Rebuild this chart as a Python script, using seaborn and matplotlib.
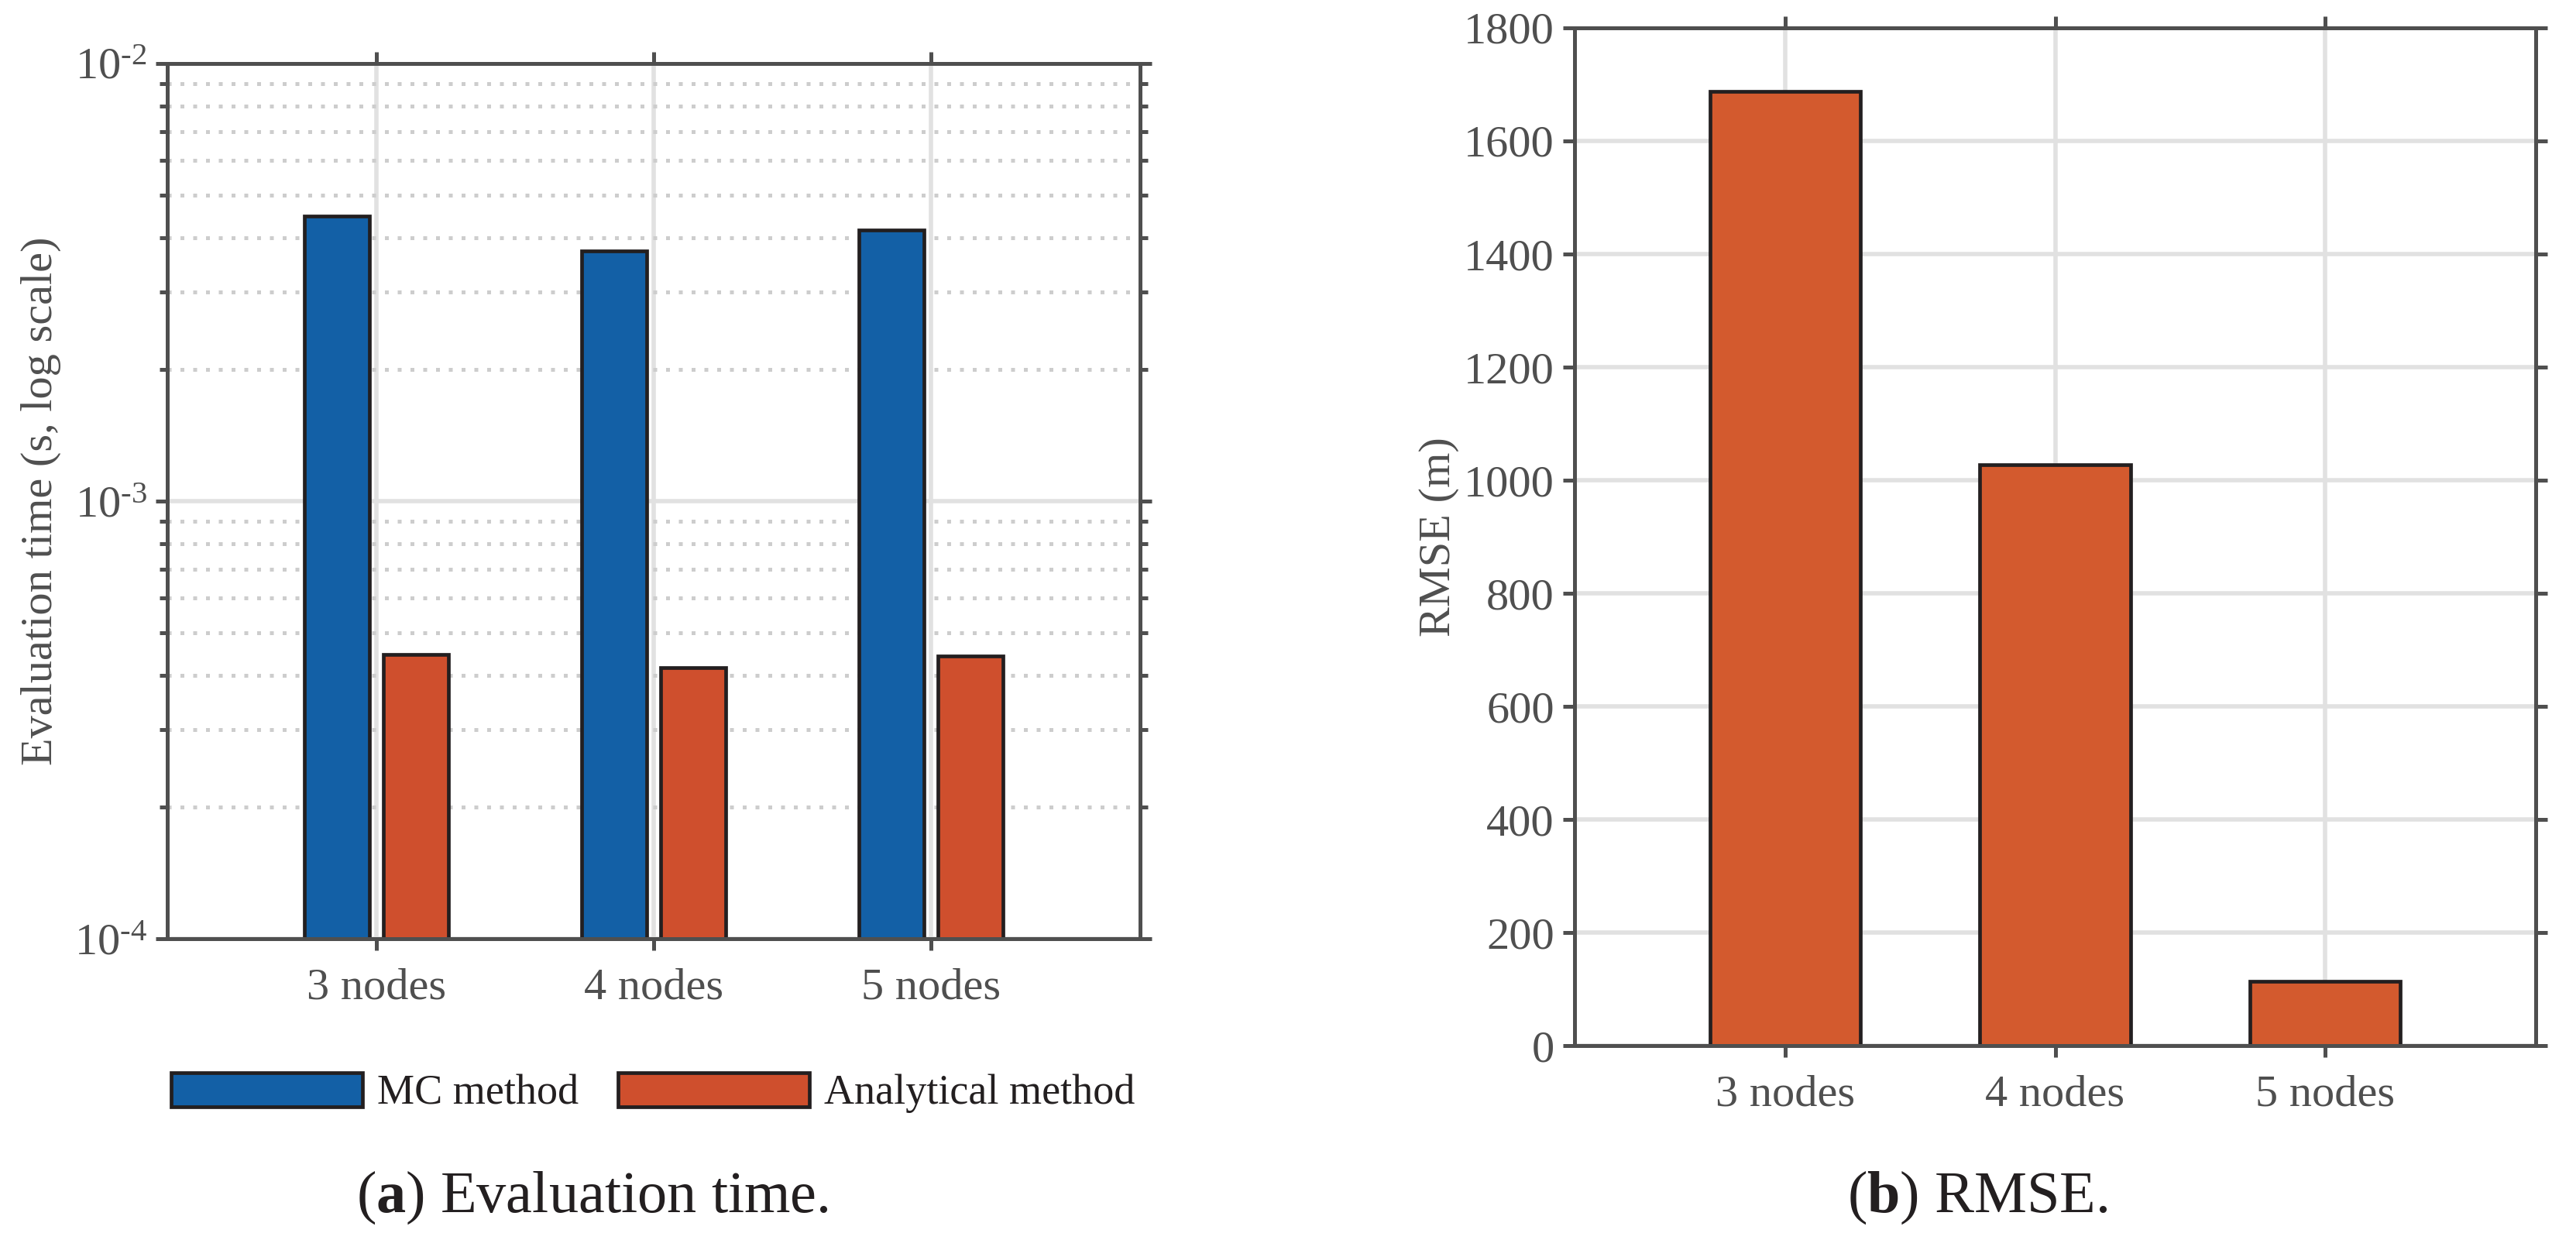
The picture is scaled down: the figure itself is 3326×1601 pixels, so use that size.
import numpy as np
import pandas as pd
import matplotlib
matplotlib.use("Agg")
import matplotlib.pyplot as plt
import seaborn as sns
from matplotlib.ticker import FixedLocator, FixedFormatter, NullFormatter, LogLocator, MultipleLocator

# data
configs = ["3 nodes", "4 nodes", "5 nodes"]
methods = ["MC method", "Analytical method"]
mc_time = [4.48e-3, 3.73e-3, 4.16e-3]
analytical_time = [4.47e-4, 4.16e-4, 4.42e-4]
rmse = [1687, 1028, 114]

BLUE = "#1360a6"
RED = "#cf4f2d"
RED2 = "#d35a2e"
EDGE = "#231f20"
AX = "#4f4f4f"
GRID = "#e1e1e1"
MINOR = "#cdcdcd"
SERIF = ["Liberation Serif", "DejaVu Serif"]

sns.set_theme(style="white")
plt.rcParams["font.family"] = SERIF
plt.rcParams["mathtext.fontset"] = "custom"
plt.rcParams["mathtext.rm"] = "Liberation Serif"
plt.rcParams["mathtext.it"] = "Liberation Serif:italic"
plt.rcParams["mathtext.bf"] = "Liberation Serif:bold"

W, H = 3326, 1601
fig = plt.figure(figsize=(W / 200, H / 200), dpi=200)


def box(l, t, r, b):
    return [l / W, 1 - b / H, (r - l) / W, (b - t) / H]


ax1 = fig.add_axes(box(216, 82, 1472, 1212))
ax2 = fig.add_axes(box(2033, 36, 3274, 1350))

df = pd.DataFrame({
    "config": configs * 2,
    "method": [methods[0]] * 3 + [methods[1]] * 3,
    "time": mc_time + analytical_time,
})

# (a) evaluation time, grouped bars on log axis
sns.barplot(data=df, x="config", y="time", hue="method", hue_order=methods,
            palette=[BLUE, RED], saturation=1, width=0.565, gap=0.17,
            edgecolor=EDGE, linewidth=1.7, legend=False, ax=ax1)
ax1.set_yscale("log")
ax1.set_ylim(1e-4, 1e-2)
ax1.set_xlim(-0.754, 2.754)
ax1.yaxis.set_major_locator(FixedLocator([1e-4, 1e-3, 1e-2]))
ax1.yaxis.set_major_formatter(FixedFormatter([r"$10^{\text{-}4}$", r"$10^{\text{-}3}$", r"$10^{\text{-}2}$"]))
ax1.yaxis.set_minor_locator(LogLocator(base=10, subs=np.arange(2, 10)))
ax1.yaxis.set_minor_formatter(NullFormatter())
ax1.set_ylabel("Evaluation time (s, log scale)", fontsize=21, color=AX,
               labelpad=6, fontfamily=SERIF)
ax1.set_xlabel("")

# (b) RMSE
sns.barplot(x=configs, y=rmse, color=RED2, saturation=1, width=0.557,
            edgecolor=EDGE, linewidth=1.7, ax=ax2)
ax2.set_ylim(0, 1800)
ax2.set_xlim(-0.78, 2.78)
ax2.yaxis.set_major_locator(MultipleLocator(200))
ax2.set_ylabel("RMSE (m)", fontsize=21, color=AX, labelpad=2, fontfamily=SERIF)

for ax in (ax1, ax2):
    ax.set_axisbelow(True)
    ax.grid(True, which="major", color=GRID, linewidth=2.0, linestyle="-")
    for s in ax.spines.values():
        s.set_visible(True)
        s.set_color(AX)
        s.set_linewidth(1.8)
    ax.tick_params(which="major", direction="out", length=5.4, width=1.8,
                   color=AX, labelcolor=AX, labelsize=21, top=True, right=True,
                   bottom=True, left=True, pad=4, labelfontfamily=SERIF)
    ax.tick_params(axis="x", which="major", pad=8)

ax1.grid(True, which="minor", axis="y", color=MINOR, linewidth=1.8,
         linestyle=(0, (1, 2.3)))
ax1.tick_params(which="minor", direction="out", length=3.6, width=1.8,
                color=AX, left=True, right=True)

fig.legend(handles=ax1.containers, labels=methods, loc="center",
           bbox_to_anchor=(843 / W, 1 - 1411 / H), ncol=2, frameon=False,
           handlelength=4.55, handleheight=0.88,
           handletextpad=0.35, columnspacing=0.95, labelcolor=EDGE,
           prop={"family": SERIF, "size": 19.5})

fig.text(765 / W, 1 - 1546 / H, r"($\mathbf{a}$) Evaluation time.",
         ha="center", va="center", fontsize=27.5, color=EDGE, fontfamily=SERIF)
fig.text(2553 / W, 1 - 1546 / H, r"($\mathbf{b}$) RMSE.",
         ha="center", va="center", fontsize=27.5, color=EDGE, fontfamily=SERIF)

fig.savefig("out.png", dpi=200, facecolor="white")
◇ ◇ ◇
Exactly and exclusively, reproduce the lines that start at the line containing "The picture is" and end at the line containing "from matplotlib.ticker import", inclusive of both.

The picture is scaled down: the figure itself is 3326×1601 pixels, so use that size.
import numpy as np
import pandas as pd
import matplotlib
matplotlib.use("Agg")
import matplotlib.pyplot as plt
import seaborn as sns
from matplotlib.ticker import FixedLocator, FixedFormatter, NullFormatter, LogLocator, MultipleLocator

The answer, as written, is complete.